So what changed in two months Mr. Bernanke? Is it the fact that home sales and prices continue to plummet? Is it that home builder earnings read like a Stephen King novel? Is it that housing starts are down almost 20% from a year ago and permits are down 25%? Is it that Bear Stearns now says its two hedge funds that gamble on subprimes have “very little value left”? Is it the fact that there are billboards on I-83 in Pennsylvania from a local home builder there offering to let you live in one of their homes for free for a year, next to another billboard that says “If you’re in trouble with your mortgage, call Jackie at 888-Save My House”???
I just want to know what tipped the balance. Perhaps it’s that the Fed is now on a huge kick with state and local regulators to basically revamp the mortgage industry. “We are conducting a top to bottom review of possible actions we might take to help prevent recurrence of these problems,” Bernanke told lawmakers.
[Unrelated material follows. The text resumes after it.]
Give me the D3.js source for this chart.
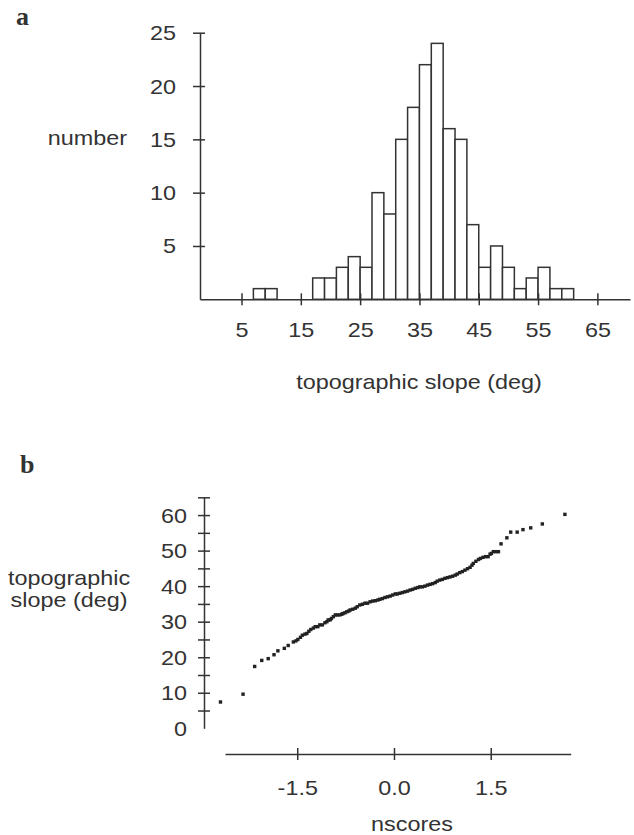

I guess if you’re about to go up against the very powerful mortgage bankers and all the Wall Street folks who are so invested in the sector, you’d better lay the foundation that there’s a reeeeally big problem there. Am I right?
For months now, every analyst I talk to, every economist, every academic, says we’re in the early innings of this correction, which has been exacerbated by tightening credit and, more recently, rising interest rates on the 30-year fixed. Foreclosures are rising at a fast clip, and despite the fact that banks and regulators are aggressively trying to help homeowners in trouble, it’s kind of like the horse has already left the barn. What’s done is done, and it has to play out. Mr. Bernanke is finally telling it like it is.